03/31/2026
In the mountain villages of northern Portugal, behind closed doors and drawn curtains, families for centuries had been keeping secrets they could not fully explain. They lit candles on Friday evenings without knowing why. They avoided certain foods. They murmured prayers in garbled fragments of a language their grandparents' grandparents had once spoken freely. They were Catholic and yet something older and half-remembered persisted in their homes like an ember that had never quite gone out.
These were the descendants of Portugal's forcibly converted Jews, the Crypto-Jews or Marranos, whose ancestors had been given a stark choice during the Inquisition: convert, flee, or die. Most converted. And across the generations, what remained of their Jewish identity retreated inward, encoded in ritual fragments and hushed family customs, stripped of its name and its structure but never entirely extinguished.
It was into this world that Captain Arturo Carlos de Barros Basto stepped in the 1920s, bearing a conviction that would define — and ultimately destroy — his military career: that these hidden communities deserved to come home.
Arturo Carlos de Barros Basto was born on December 18, 1887, in Amarante, Portugal. Raised within Catholic society, he came to believe that his own family descended from forcibly converted Jews. As a young man he pursued a military career and distinguished himself in the Portuguese army, eventually attaining the rank of captain.
His return to Judaism was neither symbolic nor private. In 1920, Barros Basto traveled to Tangier, Morocco, where he formally converted before a recognized rabbinical court and adopted the Hebrew name Abraham Israel Ben-Rosh.
Upon returning to Portugal, he married Lea Azancot, a member of a prominent Sephardic Jewish family in Lisbon, placing his personal religious commitment firmly within established Jewish communal structures.
By the mid-1920s, Barros Basto began articulating a broader vision. He maintained that the descendants of Portugal's Crypto-Jews constituted a dispersed yet continuous fragment of the Jewish people. Their situation, in his view, was not the result of voluntary assimilation but of historical coercion.
This conviction took institutional form in what he called the Obra do Resgate ("Work of Redemption"), an organized effort to reconnect families of Crypto-Jewish descent with structured Jewish education and communal life. The initiative combined outreach, instruction, and the gradual rebuilding of public Jewish presence in northern Portugal.
In 1927, he founded Ha-Lapid, a newspaper intended to give voice to this mission. The inaugural issue articulated its purpose in explicit terms: "Our Community has just lit up this small flare… and with our effort we will soon bring redemption to thousands of Portuguese… who live a spiritual life with vague reminiscences of their ancestors' religion."

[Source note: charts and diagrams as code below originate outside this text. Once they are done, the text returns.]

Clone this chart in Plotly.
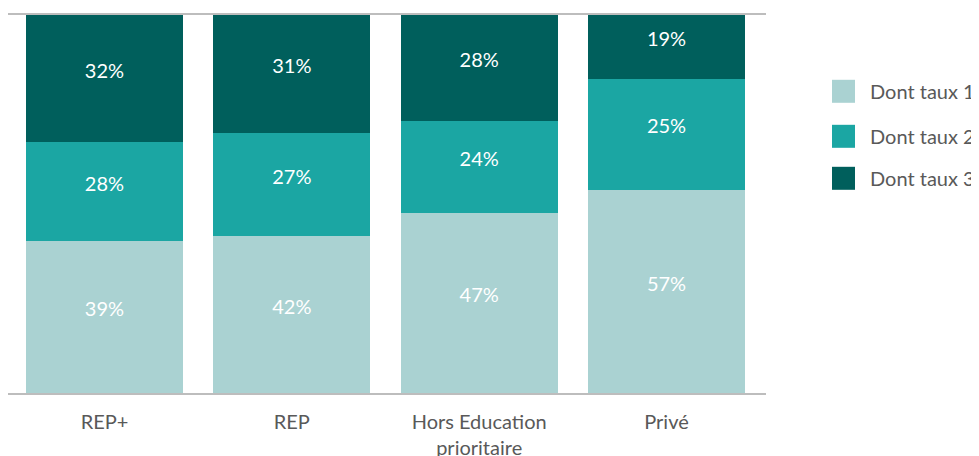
import numpy as np
import plotly.graph_objects as go

categories = ["REP+", "REP", "Hors Education<br>prioritaire", "Privé"]
series_names = ["Dont taux 1", "Dont taux 2", "Dont taux 3"]
# bar heights (percent of total)
taux1 = [40.2, 41.5, 47.6, 53.7]
taux2 = [26.1, 27.3, 24.4, 29.4]
taux3 = [33.6, 31.2, 28.1, 16.9]
# labels printed on the bars
labels1 = ["39%", "42%", "47%", "57%"]
labels2 = ["28%", "27%", "24%", "25%"]
labels3 = ["32%", "31%", "28%", "19%"]
colors = ["#aad2d2", "#1ba6a3", "#005f5c"]

# page body adds an 8px offset
OFF = 8
W, H = 979 - OFF, 456 - OFF
ML, MT = 0, 7
MR = W - 758
MB = H - 385
pw = W - ML - MR
ph = H - MT - MB
YMAX = 100.0
label_lift = 6 * YMAX / ph  # labels sit a few pixels above segment centres

fig = go.Figure()
base = np.zeros(len(categories))
for name, vals, labs, col in zip(series_names, [taux1, taux2, taux3],
                                 [labels1, labels2, labels3], colors):
    vals = np.array(vals)
    fig.add_trace(go.Bar(
        x=categories, y=vals, name=name,
        marker=dict(color=col, line=dict(width=0)),
        showlegend=False, hoverinfo="skip",
    ))
    fig.add_trace(go.Scatter(
        x=categories, y=base + vals / 2 + label_lift, mode="text",
        text=labs, textposition="middle center",
        textfont=dict(color="white", size=20, family="Lato"),
        showlegend=False, hoverinfo="skip", cliponaxis=False,
    ))
    base = base + vals

# custom legend (large square swatches); pixel positions in the page
def px2paper_x(px):
    return (px - OFF - ML) / pw
def px2paper_y(py):
    return (H - MB - (py - OFF)) / ph

legend_y = [91.3, 136.3, 178.3]
for name, col, cy in zip(series_names, colors, legend_y):
    fig.add_shape(type="rect", xref="paper", yref="paper",
                  x0=px2paper_x(832), x1=px2paper_x(855),
                  y0=px2paper_y(cy + 11.5), y1=px2paper_y(cy - 11.5),
                  fillcolor=col, line=dict(width=0))
    fig.add_annotation(xref="paper", yref="paper", x=px2paper_x(868),
                       y=px2paper_y(cy), text=name, showarrow=False,
                       xanchor="left", yanchor="middle",
                       font=dict(size=20, color="#595959", family="Lato"))

fig.update_layout(
    width=W, height=H,
    margin=dict(l=ML, r=MR, t=MT, b=MB, autoexpand=False),
    barmode="stack", bargap=0.162,
    plot_bgcolor="white", paper_bgcolor="white",
    font=dict(family="Lato", color="#595959", size=20),
    showlegend=False,
)
fig.update_xaxes(range=[-0.515, 3.531], showline=True, mirror=True,
                 linecolor="#bdbdbd", linewidth=1.5, ticks="",
                 ticklabelstandoff=10,
                 tickfont=dict(size=20, color="#595959"), showgrid=False)
fig.update_yaxes(range=[0, YMAX], showticklabels=False, showgrid=False,
                 zeroline=False, showline=False)

fig.write_html("out.html")
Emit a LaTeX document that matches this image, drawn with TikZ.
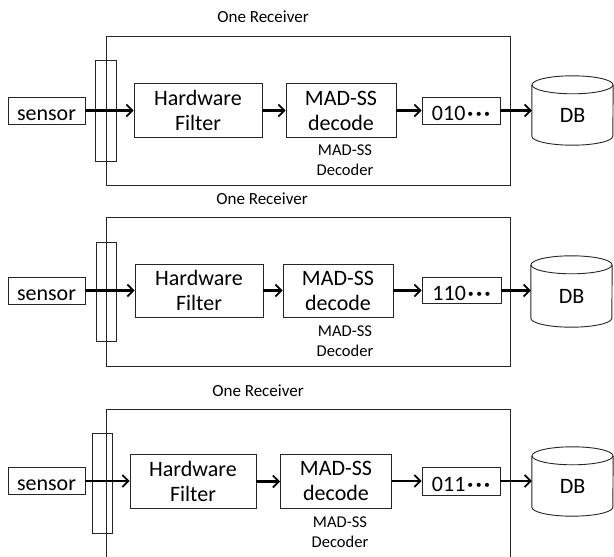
\documentclass[tikz,border=0pt]{standalone}
\usepackage{fontspec}
\setmainfont{Carlito}
\usetikzlibrary{arrows.meta,calc}

\tikzset{
  frame/.style={draw=black!85, line width=0.9pt, inner sep=0pt, fill=none},
  stage/.style={frame, align=center, font=\fontsize{22}{25}\selectfont},
  tag/.style={frame, text height=19pt, text depth=0pt, font=\fontsize{22}{25}\selectfont},
  bits/.style={frame, text height=20pt, text depth=0pt, font=\fontsize{22}{25}\selectfont},
  note/.style={align=center, inner sep=0pt, font=\fontsize{16.5}{20}\selectfont},
  heading/.style={inner sep=0pt, font=\fontsize{17}{20}\selectfont},
  store/.style={inner sep=0pt, text height=23pt, text depth=0pt, font=\fontsize{22}{25}\selectfont},
  flow/.style={line width=2.5pt, -{Straight Barb[length=6pt,width=12pt,line width=1.8pt]}},
}

% body of a database cylinder, drawn around a node named #1
\newcommand\cylbody[1]{%
  \draw[line width=0.9pt, draw=black!85] (#1.north west) -- (#1.south west)
    arc[start angle=180, end angle=360, x radius=40.5pt, y radius=9pt]
    -- (#1.north east);
  \draw[line width=0.9pt, draw=black!85] (#1.north) ellipse [x radius=40.5pt, y radius=9pt];
}

\newcommand\dotrow{\textbf{\kern2pt·\kern2.5pt·\kern2.5pt·}}

\begin{document}
\begin{tikzpicture}[x=1pt, y=-1pt]
\useasboundingbox (0,0) rectangle (614,557);
\clip (0,0) rectangle (614,557);

% ---------- first receiver ----------
\node[heading] (title1) at (263,17) {One Receiver};
\node[frame, minimum width=404, minimum height=149] (box1) at (308,110.5) {};
\node[frame, minimum width=21, minimum height=101] (bar1) at (105.5,110.5) {};
\node[tag, minimum width=77, minimum height=27] (sensor1) at (46.5,110.5) {sensor};
\node[stage, minimum width=128, minimum height=54] (hf1) at (198,110.5) {Hardware\\Filter};
\node[stage, minimum width=110, minimum height=54] (mad1) at (341,110.5) {MAD-SS\\decode};
\node[note] (lab1) at (345,160) {MAD-SS\\Decoder};
\node[bits, minimum width=78, minimum height=27] (bits1) at (461,110.5) {010\dotrow};
\node[store, minimum width=81, minimum height=51] (db1) at (572.5,110.5) {DB};
\cylbody{db1}
\draw[flow] (sensor1.east) -- (sensor1.east -| hf1.west);
\draw[flow] (hf1.east) -- (hf1.east -| mad1.west);
\draw[flow] (mad1.east) -- (mad1.east -| bits1.west);
\draw[flow] (bits1.east) -- (bits1.east -| db1.west);

% ---------- second receiver ----------
\node[heading] (title2) at (262,199) {One Receiver};
\node[frame, minimum width=404, minimum height=149] (box2) at (308,291.5) {};
\node[frame, minimum width=20, minimum height=99] (bar2) at (106,291.5) {};
\node[tag, minimum width=77, minimum height=27] (sensor2) at (46.5,290.5) {sensor};
\node[stage, minimum width=128, minimum height=53] (hf2) at (199,290.5) {Hardware\\Filter};
\node[stage, minimum width=110, minimum height=53] (mad2) at (338,290.5) {MAD-SS\\decode};
\node[note] (lab2) at (345,341) {MAD-SS\\Decoder};
\node[bits, minimum width=79, minimum height=26] (bits2) at (461.5,290.5) {110\dotrow};
\node[store, minimum width=81, minimum height=53] (db2) at (571.5,291.5) {DB};
\cylbody{db2}
\draw[flow] (sensor2.east) -- (sensor2.east -| hf2.west);
\draw[flow] (hf2.east) -- (hf2.east -| mad2.west);
\draw[flow] (mad2.east) -- (mad2.east -| bits2.west);
\draw[flow] (bits2.east) -- (bits2.east -| db2.west);

% ---------- third receiver ----------
\node[heading] (title3) at (258,391) {One Receiver};
\node[frame, minimum width=404, minimum height=161] (box3) at (308,489.5) {};
\node[frame, minimum width=20, minimum height=100] (bar3) at (102,483) {};
\node[tag, minimum width=77, minimum height=27] (sensor3) at (46.5,481) {sensor};
\node[stage, minimum width=126, minimum height=54] (hf3) at (193,481.5) {Hardware\\Filter};
\node[stage, minimum width=111, minimum height=54] (mad3) at (336,481) {MAD-SS\\decode};
\node[note] (lab3) at (340,532) {MAD-SS\\Decoder};
\node[bits, minimum width=78, minimum height=28] (bits3) at (461,481) {011\dotrow};
\node[store, minimum width=81, minimum height=51] (db3) at (572.5,481.5) {DB};
\cylbody{db3}
\draw[flow] (sensor3.east) -- (sensor3.east -| hf3.west);
\draw[flow] (hf3.east) -- (hf3.east -| mad3.west);
\draw[flow] (mad3.east) -- (mad3.east -| bits3.west);
\draw[flow] (bits3.east) -- (bits3.east -| db3.west);
\end{tikzpicture}
\end{document}
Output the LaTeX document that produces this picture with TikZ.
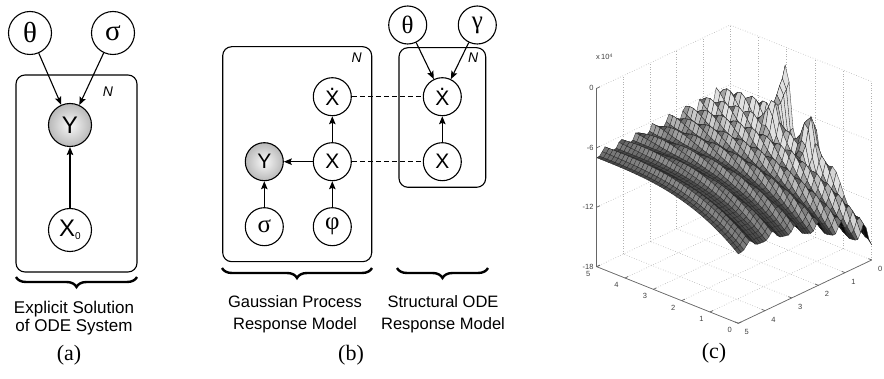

The imagery running through Lapid ("The Torch") was telling. Barros Basto returned again and again to the metaphor of light and rekindling — a flame not newly lit, but reignited after having been suppressed. He did not imagine himself creating Jewish identity anew; he believed he was helping restore an interrupted inheritance.
Barros Basto's program did not remain confined to print or theory. Beginning in the 1920s, he undertook journeys throughout northern Portugal, seeking out families who preserved vestiges of Jewish practice within their homes. Many of these communities lived in rural areas where traditions had been transmitted privately across generations, often stripped of formal rabbinic structure, but retaining identifiable ritual traces.
Some families welcomed the possibility of structured reconnection; others hesitated, shaped by centuries of caution and fear. The legacy of the Inquisition had not disappeared from communal memory, and public identification carried real social and economic risks. Barros Basto's efforts required patience, negotiation, and sustained engagement.